In fact, it turns out that the entire episode doesn’t either, because Rip informs everyone that this is just one possible future and that meddling with the future can be just as dangerous as meddling with the past. This is something to do with time solidifying around key events, but like Rip’s explanation of that idea a couple of weeks ago, it feels very much like the writers still haven’t quite figured out a clear set of rules for their time-travelling shenanigans and might even be making things up as they go along. A better idea would be to have Rip making up these rules to ensure everyone does what he says, but the show hasn’t established that, even if it has occasionally cast Rip as slightly unreliable when it comes to the truth.
This is doubly frustrating because, once again, the Legends completely ignore Rip and his time-rules and go charging off, getting involved in future events and so on, yet there are no discernible consequences. And again, it’s difficult to get too involved in the episode, given that the entire time-line may never come to pass. Still, it gives Sara a nice hero moment, where she points out that if they are truly going to be Legends then they need to fight evil wherever it occurs, whatever the cost.
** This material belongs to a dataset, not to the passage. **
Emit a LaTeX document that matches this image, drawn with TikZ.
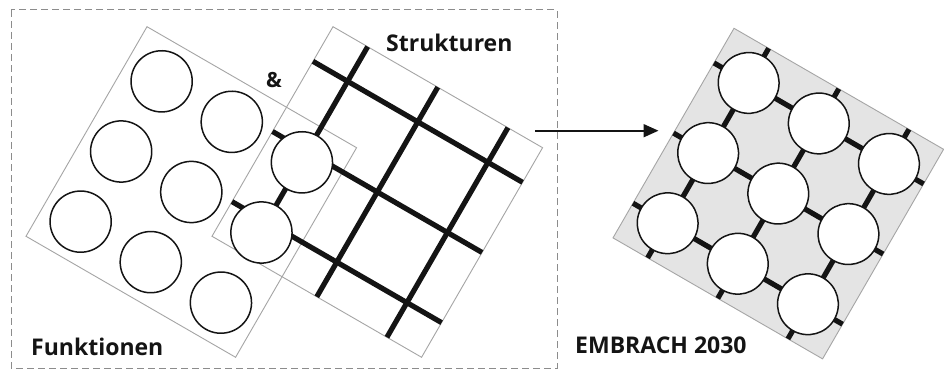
\documentclass[tikz,border=0pt]{standalone}
\usepackage{fontspec}
\setmainfont{Open Sans}
\usetikzlibrary{arrows.meta}
\definecolor{sqgrey}{RGB}{165,165,165}
\definecolor{dashgrey}{RGB}{140,140,140}
\definecolor{embfill}{RGB}{228,228,228}
\definecolor{ink}{RGB}{20,20,20}
\begin{document}
\begin{tikzpicture}[x=1pt,y=-1pt,
  dashbox/.style={draw=dashgrey,line width=1pt,dash pattern=on 7pt off 4pt},
  sqborder/.style={draw=sqgrey,line width=0.9pt},
  gridline/.style={draw=ink,line width=5.2pt},
  ring/.style={draw=ink,fill=white,line width=1.5pt},
  lbl/.style={font=\bfseries\fontsize{23}{27}\selectfont,text=ink,inner sep=0pt,anchor=base west},
  arrowline/.style={draw=ink,line width=1.8pt,-{Triangle[length=15pt,width=13pt]}},
  rotframe/.style={x={(0.866pt,-0.5pt)},y={(-0.5pt,-0.866pt)}}]
\useasboundingbox (0,0) rectangle (944,369);
\fill[white] (0,0) rectangle (944,369);
% dashed frame
\draw[dashbox] (11,10) rectangle (557,368);
% Funktionen square border
\begin{scope}[shift={(147pt,-26.7pt)},rotframe]
  \draw[sqborder] (0,0) -- (242,0) -- (242,242) -- (0,242) -- cycle;
\end{scope}
% Strukturen square
\begin{scope}[shift={(333pt,-26.7pt)},rotframe]
  \draw[sqborder] (0,0) -- (242,0) -- (242,242) -- (0,242) -- cycle;
  \foreach \p in {40,121,202}{
    \draw[gridline] (\p,0) -- (\p,242);
    \draw[gridline] (0,\p) -- (242,\p);
  }
\end{scope}
% Funktionen circles
\begin{scope}[shift={(147pt,-26.7pt)},rotframe]
  \foreach \u in {40,121,202}{
    \foreach \v in {40,121,202}{
      \draw[ring] (\u,\v) circle (30.6);
    }
  }
\end{scope}
% EMBRACH 2030 square
\begin{scope}[shift={(734pt,-28.3pt)},rotframe]
  \filldraw[sqborder,fill=embfill] (0,0) -- (242,0) -- (242,242) -- (0,242) -- cycle;
  \foreach \p in {40,121,202}{
    \draw[gridline] (\p,0) -- (\p,242);
    \draw[gridline] (0,\p) -- (242,\p);
  }
  \foreach \u in {40,121,202}{
    \foreach \v in {40,121,202}{
      \draw[ring] (\u,\v) circle (30.4);
    }
  }
\end{scope}
% arrow
\coordinate (arrowstart) at (535,130.7);
\coordinate (arrowend) at (658.5,130.7);
\draw[arrowline] (arrowstart) -- (arrowend);
% labels
\node[lbl] (struk) at (386,51.7) {Strukturen};
\node[lbl,font=\bfseries\fontsize{21}{25}\selectfont] (amp) at (266,87.3) {\&};
\node[lbl] (funk) at (31,355) {Funktionen};
\node[lbl] (emb) at (575,353.3) {EMBRACH 2030};
\end{tikzpicture}
\end{document}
What’s more interesting is the strongly hinted idea that this version of the future came about in the first place because Ray and Sara weren’t there to help Oliver fight Grant Wilson. Rip assures Sara that this version of Star City won’t become a reality as long as he returns Sara and Ray to Star City at the exact moment that they left it, but that seems a bit odd, given that he told them in the pilot episode that their lives had no impact whatsoever on the timeline. Make your mind up, Rip!
As for the new Deathstroke, he’s a bit underwhelming, really, especially compared to his predecessor. (Season 2 of Arrow is widely regarded to be the show’s best season, largely because Manu Bennett’s Slade is such a great villain.) They may also have miscast him a bit, because Jamie Andrew Cutler doesn’t have Bennett’s air of authority or menace and doesn’t even look old enough to have led an army into Star City over a decade ago. Not only that, but he barely even gets to display any fighting skills. Still, the main thing is that he’s a good excuse for another of the show’s punch-the-air moments, when the entire team unite to help Sara and Oliver rescue black Green Arrow, despite Rip’s warnings not to get involved.
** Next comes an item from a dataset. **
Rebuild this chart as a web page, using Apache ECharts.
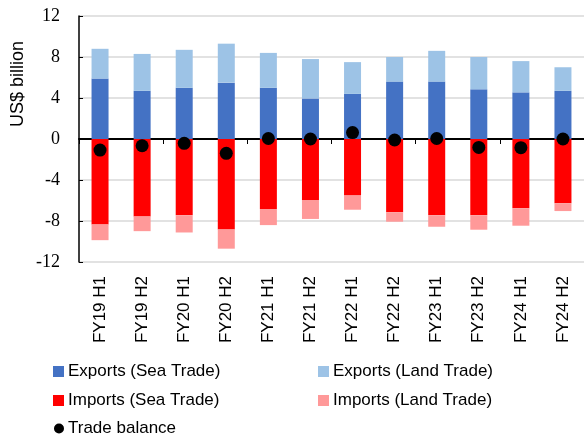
<!DOCTYPE html>
<html>
<head>
<meta charset="utf-8">
<script src="https://cdn.jsdelivr.net/npm/echarts@6/dist/echarts.min.js"></script>
<style>
  html, body { margin: 0; padding: 0; background: #fff; }
  #chart { width: 584px; height: 438px; }
</style>
</head>
<body>
<div id="chart"></div>
<script>
  // data (US$ billion)
  var categories = ['FY19 H1','FY19 H2','FY20 H1','FY20 H2','FY21 H1','FY21 H2',
                    'FY22 H1','FY22 H2','FY23 H1','FY23 H2','FY24 H1','FY24 H2'];
  var exportsSea  = [5.9, 4.7, 5.0, 5.5, 5.0, 3.95, 4.4, 5.6, 5.6, 4.85, 4.55, 4.7];
  var exportsLand = [2.9, 3.6, 3.7, 3.8, 3.4, 3.85, 3.1, 2.4, 3.0, 3.15, 3.05, 2.3];
  var importsSea  = [-8.33, -7.55, -7.45, -8.82, -6.83, -5.95, -5.5, -7.15, -7.45, -7.45, -6.76, -6.27];
  var importsLand = [-1.54, -1.44, -1.67, -1.88, -1.57, -1.85, -1.4, -0.92, -1.11, -1.4, -1.7, -0.76];
  var tradeBalance = [-1.08, -0.66, -0.42, -1.4, 0.05, 0, 0.63, -0.1, 0.05, -0.82, -0.85, 0];
  var yTicks = [-12, 12, 4]; // min, max, interval

  var sans = 'Liberation Sans';
  var mychart = echarts.init(document.getElementById('chart'));

  function legendItem(name, left, top, icon, size) {
    return {
      data: [name],
      left: left,
      top: top,
      icon: icon,
      itemWidth: size,
      itemHeight: size,
      itemGap: 0,
      textStyle: { fontFamily: sans, fontSize: 17, color: '#000', padding: [0, 0, 0, -1] }
    };
  }

  mychart.setOption({
    animation: false,
    grid: { left: 79, right: -4, top: 16, bottom: 176 },
    legend: [
      legendItem('Exports (Sea Trade)', 48, 358, 'rect', 11),
      legendItem('Exports (Land Trade)', 313, 358, 'rect', 11),
      legendItem('Imports (Sea Trade)', 48, 387, 'rect', 11),
      legendItem('Imports (Land Trade)', 313, 387, 'rect', 11),
      legendItem('Trade balance', 49, 415, 'circle', 10)
    ],
    graphic: [{
      type: 'text',
      x: 18, y: 84,
      rotation: Math.PI / 2,
      style: {
        text: 'US$ billion',
        font: '18px "' + sans + '"',
        fill: '#000',
        align: 'center',
        verticalAlign: 'middle'
      }
    }],
    xAxis: [
      {
        type: 'category',
        data: categories,
        position: 'bottom',
        axisLine: { show: false, onZero: false },
        axisTick: { show: false },
        axisLabel: {
          rotate: 90,
          margin: 14,
          fontFamily: sans,
          fontSize: 17,
          color: '#000'
        }
      },
      {
        type: 'category',
        data: categories,
        axisLine: { show: true, onZero: true, lineStyle: { color: '#000', width: 2 } },
        axisTick: { show: true, inside: true, length: 5, lineStyle: { color: '#000', width: 1 } },
        axisLabel: { show: false }
      }
    ],
    yAxis: {
      type: 'value',
      min: yTicks[0],
      max: yTicks[1],
      interval: yTicks[2],
      axisLine: { show: true, lineStyle: { color: '#000', width: 1.5 } },
      axisTick: { show: true, inside: true, length: 4, lineStyle: { color: '#000' } },
      splitLine: { lineStyle: { color: '#d9d9d9', width: 1.5 } },
      axisLabel: {
        margin: 19,
        fontFamily: 'Liberation Serif',
        fontSize: 18,
        color: '#000'
      }
    },
    series: [
      { name: 'Exports (Sea Trade)', type: 'bar', stack: 'trade', barWidth: 17,
        itemStyle: { color: '#4472C4' }, data: exportsSea },
      { name: 'Exports (Land Trade)', type: 'bar', stack: 'trade', barWidth: 17,
        itemStyle: { color: '#9DC3E6' }, data: exportsLand },
      { name: 'Imports (Sea Trade)', type: 'bar', stack: 'trade', barWidth: 17,
        itemStyle: { color: '#FF0000' }, data: importsSea },
      { name: 'Imports (Land Trade)', type: 'bar', stack: 'trade', barWidth: 17,
        itemStyle: { color: '#FF9999' }, data: importsLand },
      { name: 'Trade balance', type: 'scatter', symbolSize: 13, z: 5,
        itemStyle: { color: '#000', opacity: 1 }, data: tradeBalance }
    ]
  });
</script>
</body>
</html>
Meanwhile, in the show’s main sub-plot, Mick takes one look at the chaos of Star City 2046 and decides it’s all he’s ever wanted – Leonard: “It’s like World War III out there…”, Mick: “It’s beautiful!” – so he sets about taking out the leader of a gang of thugs in order to take his place and reap the spoils. Within moments, he’s striding around wearing a fur coat, carrying a chalice (Mick just likes chalices, okay?) and giving his new henchmen nicknames like Fonzie and Kenickie. He’s basically the happiest we’ve seen him all season. So, naturally, Leonard knocks him out and brings him back to the Waverider against his will, something that’s certain to come back and bite him at a later date.
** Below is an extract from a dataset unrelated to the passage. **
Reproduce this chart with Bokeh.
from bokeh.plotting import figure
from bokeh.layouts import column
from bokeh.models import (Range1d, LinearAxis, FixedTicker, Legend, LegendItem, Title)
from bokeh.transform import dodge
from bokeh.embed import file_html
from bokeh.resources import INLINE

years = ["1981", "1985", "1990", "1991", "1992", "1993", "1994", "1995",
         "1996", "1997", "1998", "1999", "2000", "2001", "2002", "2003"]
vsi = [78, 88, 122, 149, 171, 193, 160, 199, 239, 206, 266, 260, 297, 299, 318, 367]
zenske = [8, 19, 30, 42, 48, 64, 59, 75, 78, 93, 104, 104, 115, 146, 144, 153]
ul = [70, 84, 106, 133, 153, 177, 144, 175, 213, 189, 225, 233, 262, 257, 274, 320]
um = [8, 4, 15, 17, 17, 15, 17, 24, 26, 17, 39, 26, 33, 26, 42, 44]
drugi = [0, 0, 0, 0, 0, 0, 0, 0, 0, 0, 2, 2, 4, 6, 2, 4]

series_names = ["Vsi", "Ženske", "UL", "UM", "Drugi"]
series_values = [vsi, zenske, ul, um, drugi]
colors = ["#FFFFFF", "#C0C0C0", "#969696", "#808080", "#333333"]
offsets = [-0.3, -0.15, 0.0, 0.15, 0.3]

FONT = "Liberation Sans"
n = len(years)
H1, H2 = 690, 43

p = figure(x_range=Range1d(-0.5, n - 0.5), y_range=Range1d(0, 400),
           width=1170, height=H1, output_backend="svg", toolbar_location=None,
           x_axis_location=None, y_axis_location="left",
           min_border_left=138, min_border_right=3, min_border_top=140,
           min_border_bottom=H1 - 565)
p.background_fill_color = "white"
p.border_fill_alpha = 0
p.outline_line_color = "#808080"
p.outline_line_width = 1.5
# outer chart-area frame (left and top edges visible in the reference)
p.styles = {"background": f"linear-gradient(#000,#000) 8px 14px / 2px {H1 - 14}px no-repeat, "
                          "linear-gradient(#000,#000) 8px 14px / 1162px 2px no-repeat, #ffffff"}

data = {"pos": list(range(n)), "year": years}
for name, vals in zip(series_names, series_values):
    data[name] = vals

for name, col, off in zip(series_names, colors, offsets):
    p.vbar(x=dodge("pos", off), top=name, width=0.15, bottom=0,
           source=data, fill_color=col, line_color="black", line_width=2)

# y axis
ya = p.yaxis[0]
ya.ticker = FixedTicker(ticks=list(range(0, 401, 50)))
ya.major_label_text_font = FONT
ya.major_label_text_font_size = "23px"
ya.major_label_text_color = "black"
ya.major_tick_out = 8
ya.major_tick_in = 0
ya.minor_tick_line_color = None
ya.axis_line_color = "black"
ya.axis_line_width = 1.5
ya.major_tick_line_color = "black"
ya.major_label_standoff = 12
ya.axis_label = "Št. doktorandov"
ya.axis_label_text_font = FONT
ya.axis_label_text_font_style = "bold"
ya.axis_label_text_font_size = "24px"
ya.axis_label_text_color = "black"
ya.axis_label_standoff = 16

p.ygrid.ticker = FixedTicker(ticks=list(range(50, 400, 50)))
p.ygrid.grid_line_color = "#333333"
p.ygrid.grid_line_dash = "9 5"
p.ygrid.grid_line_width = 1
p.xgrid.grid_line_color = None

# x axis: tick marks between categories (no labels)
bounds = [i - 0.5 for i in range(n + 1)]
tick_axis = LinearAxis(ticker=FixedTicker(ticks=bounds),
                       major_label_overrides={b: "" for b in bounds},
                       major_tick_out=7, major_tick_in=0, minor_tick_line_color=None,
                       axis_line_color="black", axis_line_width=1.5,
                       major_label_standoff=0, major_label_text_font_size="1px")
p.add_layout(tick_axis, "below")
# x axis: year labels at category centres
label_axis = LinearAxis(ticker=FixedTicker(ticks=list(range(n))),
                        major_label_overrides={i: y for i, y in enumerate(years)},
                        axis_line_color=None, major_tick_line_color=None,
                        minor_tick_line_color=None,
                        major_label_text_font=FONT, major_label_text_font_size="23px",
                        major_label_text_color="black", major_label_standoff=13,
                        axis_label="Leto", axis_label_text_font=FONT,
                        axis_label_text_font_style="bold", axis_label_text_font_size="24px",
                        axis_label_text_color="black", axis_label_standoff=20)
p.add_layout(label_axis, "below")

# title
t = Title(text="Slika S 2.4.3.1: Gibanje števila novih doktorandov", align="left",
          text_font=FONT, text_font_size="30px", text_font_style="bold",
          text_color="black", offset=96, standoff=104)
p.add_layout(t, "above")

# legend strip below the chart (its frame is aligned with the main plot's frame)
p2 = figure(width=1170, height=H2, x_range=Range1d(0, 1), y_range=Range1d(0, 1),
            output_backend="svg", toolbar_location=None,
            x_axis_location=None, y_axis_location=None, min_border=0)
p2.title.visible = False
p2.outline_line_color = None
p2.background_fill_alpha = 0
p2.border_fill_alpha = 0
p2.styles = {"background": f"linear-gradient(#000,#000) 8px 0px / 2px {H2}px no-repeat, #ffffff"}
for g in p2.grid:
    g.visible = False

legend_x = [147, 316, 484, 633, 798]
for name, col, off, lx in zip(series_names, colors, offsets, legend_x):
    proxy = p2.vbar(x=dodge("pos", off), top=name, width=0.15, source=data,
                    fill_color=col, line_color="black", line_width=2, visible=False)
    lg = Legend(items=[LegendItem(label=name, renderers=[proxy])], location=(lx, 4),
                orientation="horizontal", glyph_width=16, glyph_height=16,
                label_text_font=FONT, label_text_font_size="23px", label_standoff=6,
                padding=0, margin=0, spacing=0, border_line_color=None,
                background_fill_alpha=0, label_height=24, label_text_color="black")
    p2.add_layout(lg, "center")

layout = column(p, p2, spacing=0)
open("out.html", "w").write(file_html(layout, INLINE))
Leonard’s gradual movement towards embracing his destiny as a hero is one of the show’s most compelling elements, but the split between former partners-in-crime Leonard (who wants to continue their mission and defeat Savage) and Mick (who just wants to “watch things burn”, as Leonard says) adds a great new wrinkle to that idea. It also gives Dominic Purcell a chance to cut loose in a way that we haven’t seen before and it’s joyous to behold – he was certainly never allowed to have this much fun on Prison Break. In fact, the way that the show has developed Leonard and Mick so far is extremely impressive, transforming them from the snarky villains they were on The Flash into the show’s most interesting characters, with Leonard, in particular, proving to have real emotional depth. At any rate, there’s a genuinely fascinating tension between them now and that’s sure to get exploited further in future episodes.
Meanwhile, Ray, Jax, Kendra and Stein are all ordered to stay behind on the Waverider, where Jax inexplicably develops an out-of-nowhere crush on Kendra, despite the fact that the supposed love of her life died just a few episodes ago. Jax worries that she might prefer Ray instead, so Stein offers to play wing-man and sound Ray out on the issue… thereby inadvertently suggesting to Ray that Kendra might like him, whereupon he starts thinking about her romantically for the first time. Happily, Kendra shuts the whole thing down, reminding everyone that she’s dealing with quite a lot right now and isn’t ready for a relationship, thank you very much.
Despite the rather inappropriate timing, the whole business does, at least, allow for some nice comedy moments, as Stein realises how badly he’s messing up the whole wing-man thing. (I also like the idea that this is kind of like a classic time-travel problem in micro-cosm, e.g. inadvertently suggesting something to someone in the past that then goes on to be a big thing in the future.)
All in all, this is an entertaining episode that lacks consequence in the main plot but introduces a potentially rewarding development in the relationship between Snart and Rory. Tune in next week for… wait for it… Space Pirates!
Stray observations
– No Vandal Savage this week and did anyone actually miss him? No. More Savage-less episodes please, scriptwriters.
– Continuing Arrow’s tendency to name-drop the names of comic characters or creative talent, someone mentions “a warehouse on Adams and O’Neill” tonight, a reference to Denny O’Neill and Neal Adams, the writer and artist behind several classic Green Arrow stories.